- YOUR TASK:
Quote every line as written. Omit pictures.

- DATA SECTION:
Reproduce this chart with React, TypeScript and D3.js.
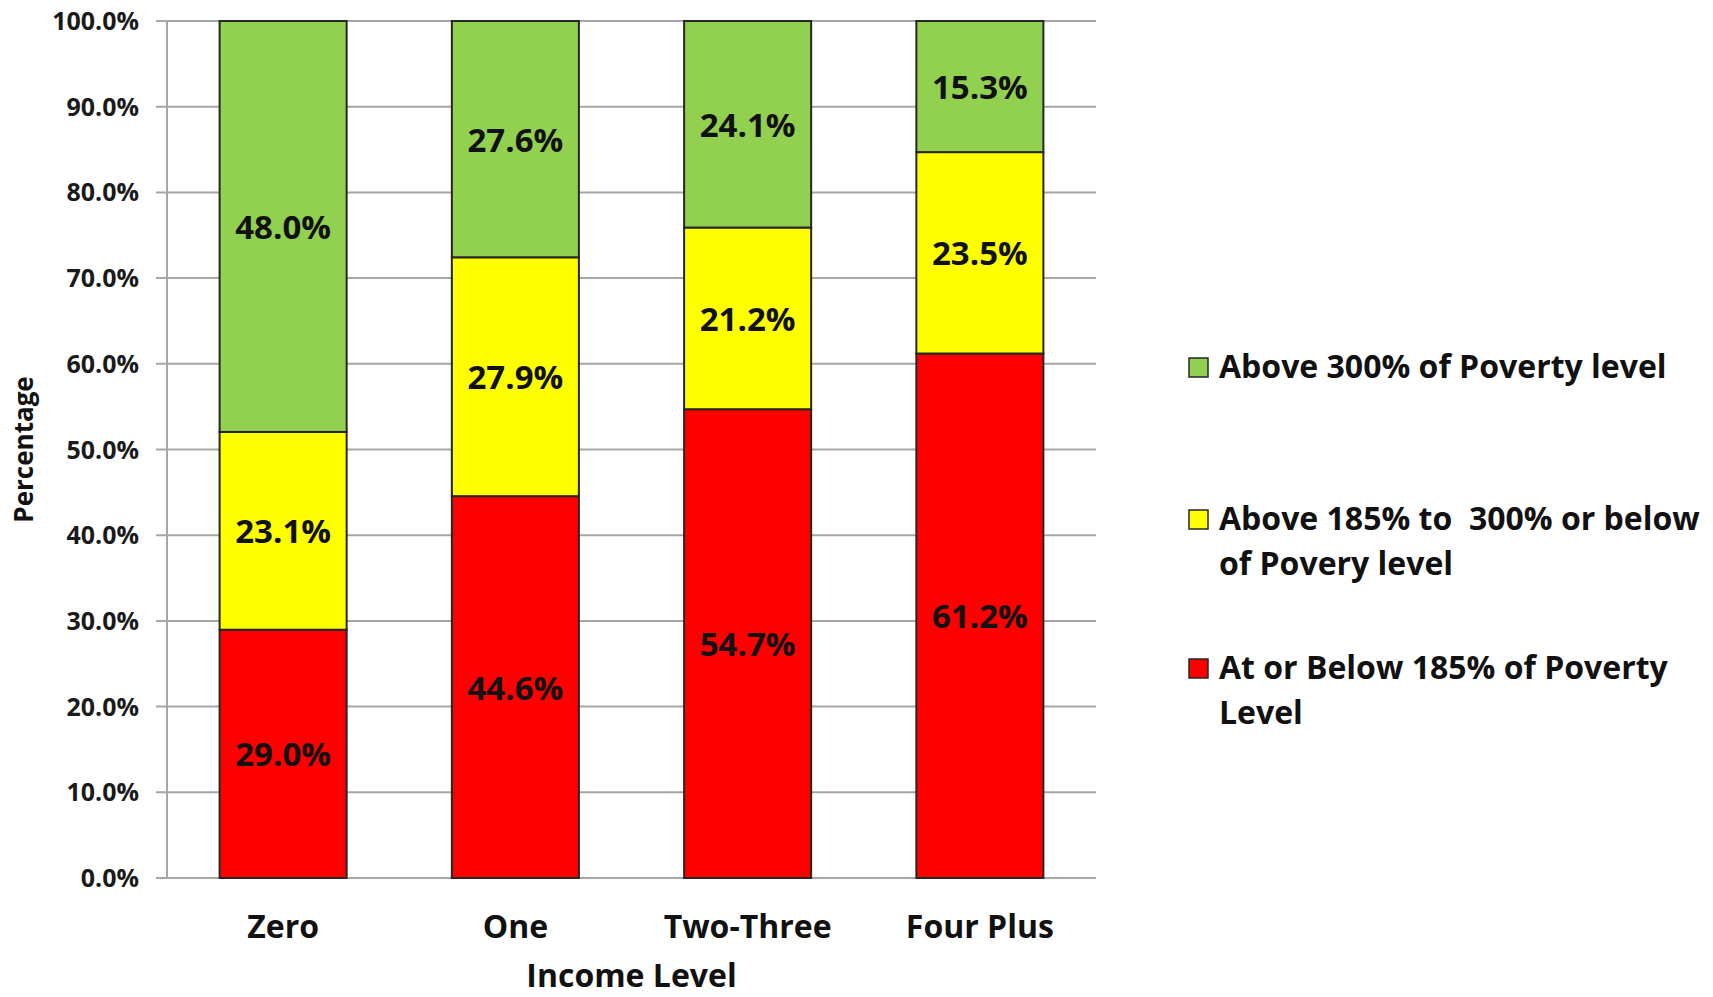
import React from "react";
import * as d3 from "d3";

const categories = ["Zero", "One", "Two-Three", "Four Plus"];
const belowValues = [29.0, 44.6, 54.7, 61.2];
const middleValues = [23.1, 27.9, 21.2, 23.5];
const aboveValues = [48.0, 27.6, 24.1, 15.3];
const seriesColors = ["#FF0000", "#FFFF00", "#92D050"];
const yTicks = [0, 10, 20, 30, 40, 50, 60, 70, 80, 90, 100];

const legendLines = [
  ["Above 300% of Poverty level"],
  ["Above 185% to\u00a0 300% or below", "of Povery level"],
  ["At or Below 185% of Poverty", "Level"],
];
const legendColors = ["#92D050", "#FFFF00", "#FF0000"];

const W = 1713;
const H = 997;
const FONT = "'Open Sans', Lato, sans-serif";

export default function App() {
  const left = 167;
  const right = 1096;
  const top = 21;
  const bottom = 878;

  const x = d3.scaleBand().domain(categories).range([left, right]).paddingInner(0.453).paddingOuter(0.2265);
  const y = d3.scaleLinear().domain([0, 100]).range([bottom, top]);

  const seriesValues = [belowValues, middleValues, aboveValues];
  const rows = categories.map((c, i) => {
    const total = belowValues[i] + middleValues[i] + aboveValues[i];
    const o: any = { cat: c };
    seriesValues.forEach((s, k) => (o["s" + k] = (s[i] / total) * 100));
    return o;
  });
  const stack = d3.stack().keys(["s0", "s1", "s2"]);
  const stacked = stack(rows as any);

  return (
    <svg width={W} height={H} style={{ display: "block", position: "absolute", left: 0, top: 0 }}>
      <rect width={W} height={H} fill="#fff" />
      {yTicks.map((t) => (
        <g key={t}>
          <line x1={left - 11} x2={right} y1={y(t)} y2={y(t)} stroke="#A6A6A6" strokeWidth={2} />
          <text x={139} y={y(t)} dy="0.36em" textAnchor="end" fontFamily={FONT} fontWeight={700} fontSize={25} fill="#1a1a1a">
            {t.toFixed(1) + "%"}
          </text>
        </g>
      ))}
      <line x1={left} x2={left} y1={top} y2={bottom} stroke="#A6A6A6" strokeWidth={2} />
      {stacked.map((layer, k) => (
        <g key={k}>
          {layer.map((d: any, i) => (
            <rect
              key={i}
              x={x(categories[i])!}
              width={x.bandwidth()}
              y={y(d[1])}
              height={y(d[0]) - y(d[1])}
              fill={seriesColors[k]}
              stroke="#262626"
              strokeWidth={2}
            />
          ))}
        </g>
      ))}
      {stacked.map((layer, k) => (
        <g key={"l" + k}>
          {layer.map((d: any, i) => (
            <text
              key={i}
              x={x(categories[i])! + x.bandwidth() / 2}
              y={(y(d[0]) + y(d[1])) / 2}
              dy="0.38em"
              textAnchor="middle"
              fontFamily={FONT}
              fontWeight={700}
              fontSize={33}
              fill="#111"
            >
              {seriesValues[k][i].toFixed(1) + "%"}
            </text>
          ))}
        </g>
      ))}
      {categories.map((c) => (
        <text key={c} x={x(c)! + x.bandwidth() / 2} y={938} textAnchor="middle" fontFamily={FONT} fontWeight={700} fontSize={32} fill="#111">
          {c}
        </text>
      ))}
      <text x={(left + right) / 2} y={987} textAnchor="middle" fontFamily={FONT} fontWeight={700} fontSize={32} fill="#111">
        Income Level
      </text>
      <text
        transform={`translate(33, ${(top + bottom) / 2}) rotate(-90)`}
        textAnchor="middle"
        fontFamily={FONT}
        fontWeight={700}
        fontSize={26}
        fill="#111"
      >
        Percentage
      </text>
      {legendLines.map((lines, k) => {
        const baseY = [378, 530, 679][k];
        return (
          <g key={k}>
            <rect x={1189} y={baseY - 20} width={19} height={19} fill={legendColors[k]} stroke="#262626" strokeWidth={1.5} />
            {lines.map((ln, j) => (
              <text key={j} x={1219} y={baseY + j * 45} fontFamily={FONT} fontWeight={700} fontSize={32} fill="#111" style={{ whiteSpace: "pre" }}>
                {ln}
              </text>
            ))}
          </g>
        );
      })}
    </svg>
  );
}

- SOLUTION FOR THIS TASK:
Reproduce this chart with React, TypeScript and D3.js.
import React from "react";
import * as d3 from "d3";

const categories = ["Zero", "One", "Two-Three", "Four Plus"];
const belowValues = [29.0, 44.6, 54.7, 61.2];
const middleValues = [23.1, 27.9, 21.2, 23.5];
const aboveValues = [48.0, 27.6, 24.1, 15.3];
const seriesColors = ["#FF0000", "#FFFF00", "#92D050"];
const yTicks = [0, 10, 20, 30, 40, 50, 60, 70, 80, 90, 100];

const legendLines = [
  ["Above 300% of Poverty level"],
  ["Above 185% to\u00a0 300% or below", "of Povery level"],
  ["At or Below 185% of Poverty", "Level"],
];
const legendColors = ["#92D050", "#FFFF00", "#FF0000"];

const W = 1713;
const H = 997;
const FONT = "'Open Sans', Lato, sans-serif";

export default function App() {
  const left = 167;
  const right = 1096;
  const top = 21;
  const bottom = 878;

  const x = d3.scaleBand().domain(categories).range([left, right]).paddingInner(0.453).paddingOuter(0.2265);
  const y = d3.scaleLinear().domain([0, 100]).range([bottom, top]);

  const seriesValues = [belowValues, middleValues, aboveValues];
  const rows = categories.map((c, i) => {
    const total = belowValues[i] + middleValues[i] + aboveValues[i];
    const o: any = { cat: c };
    seriesValues.forEach((s, k) => (o["s" + k] = (s[i] / total) * 100));
    return o;
  });
  const stack = d3.stack().keys(["s0", "s1", "s2"]);
  const stacked = stack(rows as any);

  return (
    <svg width={W} height={H} style={{ display: "block", position: "absolute", left: 0, top: 0 }}>
      <rect width={W} height={H} fill="#fff" />
      {yTicks.map((t) => (
        <g key={t}>
          <line x1={left - 11} x2={right} y1={y(t)} y2={y(t)} stroke="#A6A6A6" strokeWidth={2} />
          <text x={139} y={y(t)} dy="0.36em" textAnchor="end" fontFamily={FONT} fontWeight={700} fontSize={25} fill="#1a1a1a">
            {t.toFixed(1) + "%"}
          </text>
        </g>
      ))}
      <line x1={left} x2={left} y1={top} y2={bottom} stroke="#A6A6A6" strokeWidth={2} />
      {stacked.map((layer, k) => (
        <g key={k}>
          {layer.map((d: any, i) => (
            <rect
              key={i}
              x={x(categories[i])!}
              width={x.bandwidth()}
              y={y(d[1])}
              height={y(d[0]) - y(d[1])}
              fill={seriesColors[k]}
              stroke="#262626"
              strokeWidth={2}
            />
          ))}
        </g>
      ))}
      {stacked.map((layer, k) => (
        <g key={"l" + k}>
          {layer.map((d: any, i) => (
            <text
              key={i}
              x={x(categories[i])! + x.bandwidth() / 2}
              y={(y(d[0]) + y(d[1])) / 2}
              dy="0.38em"
              textAnchor="middle"
              fontFamily={FONT}
              fontWeight={700}
              fontSize={33}
              fill="#111"
            >
              {seriesValues[k][i].toFixed(1) + "%"}
            </text>
          ))}
        </g>
      ))}
      {categories.map((c) => (
        <text key={c} x={x(c)! + x.bandwidth() / 2} y={938} textAnchor="middle" fontFamily={FONT} fontWeight={700} fontSize={32} fill="#111">
          {c}
        </text>
      ))}
      <text x={(left + right) / 2} y={987} textAnchor="middle" fontFamily={FONT} fontWeight={700} fontSize={32} fill="#111">
        Income Level
      </text>
      <text
        transform={`translate(33, ${(top + bottom) / 2}) rotate(-90)`}
        textAnchor="middle"
        fontFamily={FONT}
        fontWeight={700}
        fontSize={26}
        fill="#111"
      >
        Percentage
      </text>
      {legendLines.map((lines, k) => {
        const baseY = [378, 530, 679][k];
        return (
          <g key={k}>
            <rect x={1189} y={baseY - 20} width={19} height={19} fill={legendColors[k]} stroke="#262626" strokeWidth={1.5} />
            {lines.map((ln, j) => (
              <text key={j} x={1219} y={baseY + j * 45} fontFamily={FONT} fontWeight={700} fontSize={32} fill="#111" style={{ whiteSpace: "pre" }}>
                {ln}
              </text>
            ))}
          </g>
        );
      })}
    </svg>
  );
}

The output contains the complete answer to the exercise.